Adaptive Simulation Parameters

The simParams() function scales force simulation parameters based on node count:

Node Count Link Distance Charge Distance Max Collision Iterations
≤200 280 -800 1200 4
200–500 320 -1000 1600 3
>500 400 -1200 2000 2

Throttled Tick

On large graphs, the simulation tick handler runs expensive DOM operations (hulls, hotspot rings, entry markers, note indicators) every 3rd tick instead of every tick, reducing CPU overhead.

Performance Mode Toggle

The toolbar includes a Fast / Quality toggle (visible only for large graphs):

  • Fast — collapsed clusters, stricter zoom-gated labels, throttled ticks
  • Quality — all clusters expanded, full label visibility

CLI --fast Flag

The --fast flag on analyze and graph commands skips git analysis (ownership, churn) entirely, reducing processing time for large repositories to structure-only analysis.

Dependency Flow

CLI → Application → Domain
                  ↘ Infrastructure → Domain
                  ↘ Rendering → Domain

The domain layer is depended on by all other layers but depends on nothing.
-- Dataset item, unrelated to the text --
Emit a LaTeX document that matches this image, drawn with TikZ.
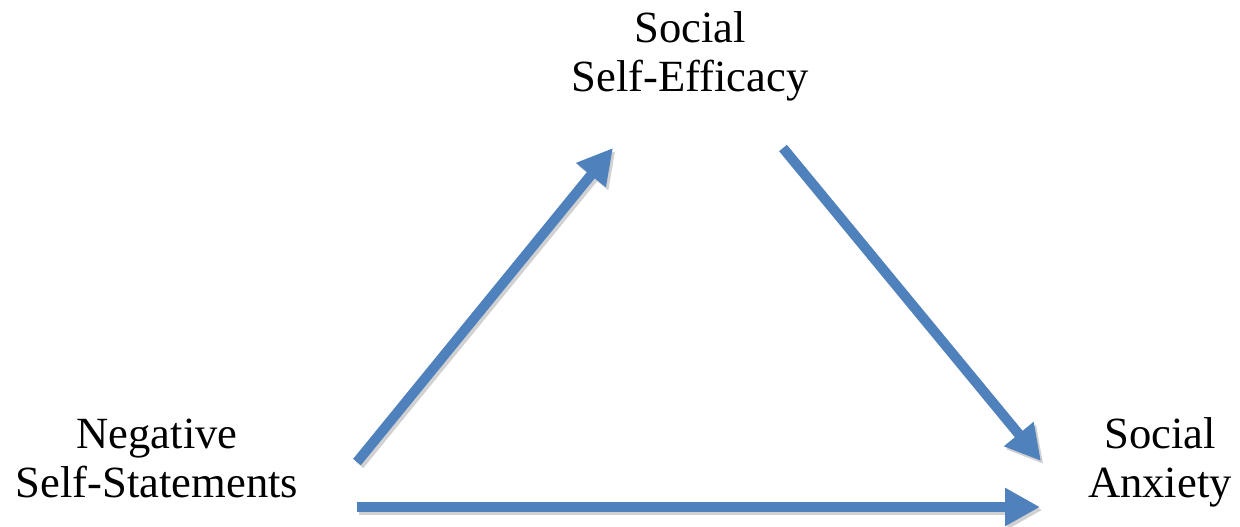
\documentclass[tikz,border=0pt]{standalone}
\usepackage{fontspec}
\setmainfont{Liberation Serif}
\usepackage{tikz}
\usetikzlibrary{arrows.meta}
\definecolor{arrowblue}{HTML}{4F81BD}

\begin{document}
\begin{tikzpicture}[line cap=butt,line join=miter,x=0.5pt,y=-0.5pt,
  label/.style={align=center,inner sep=0pt,font=\fontsize{22.3}{24.5}\selectfont},
  link/.style={draw=arrowblue,line width=5pt,
    -{Triangle[length=17.5pt,width=18pt]},
    preaction={draw=black!18,line width=5pt,transform canvas={shift={(1.2pt,-1.5pt)}}}}]
\useasboundingbox (0,0) rectangle (1240,526);
% the three variables
\node[label] (sse) at (690,56) {Social\\Self-Efficacy};
\node[label] (nss) at (157,458) {Negative\\Self-Statements};
\node[label] (anx) at (1160,462) {Social\\Anxiety};
% arrow ends
\coordinate (nssup) at (357,462);
\coordinate (ssein) at (613,148);
\coordinate (sseout) at (783,148);
\coordinate (anxin) at (1041,461);
\coordinate (nssright) at (357,507);
\coordinate (anxlow) at (1040,507);
\draw[link] (nssup) -- (ssein);
\draw[link] (sseout) -- (anxin);
\draw[link] (nssright) -- (anxlow);
\end{tikzpicture}
\end{document}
This ensures the core model can be tested in isolation and evolved independently.

Extension Points

  1. New language analyzer → implement DependencyExtractor, register in analyzer.py
  2. New output format → implement GraphRenderer, register in grapher.py
  3. New ownership strategy → implement OwnershipProvider
  4. New metrics → extend compute_all_metrics() in domain/metrics.py
  5. CI validation rules → consume CodeGraph or CodeMapReport
  6. New performance strategy → extend simParams() in the HTML template or add analysis depth levels in analyzer.py

Theme System

The HTML visualization supports three theme modes:

Mode Behavior
System (default) Follows the OS prefers-color-scheme media query
Dark GitHub-inspired dark palette (:root variables)
Light GitHub-inspired light palette ([data-theme="light"] override)

Theme selection is persisted in localStorage (codemap-theme key). The applyTheme() function sets or removes the data-theme attribute on <html>. All UI elements use CSS custom properties (--bg0--bg3, --text, --accent, etc.) ensuring consistent theming across sidebar, toolbar, graph, and overlays.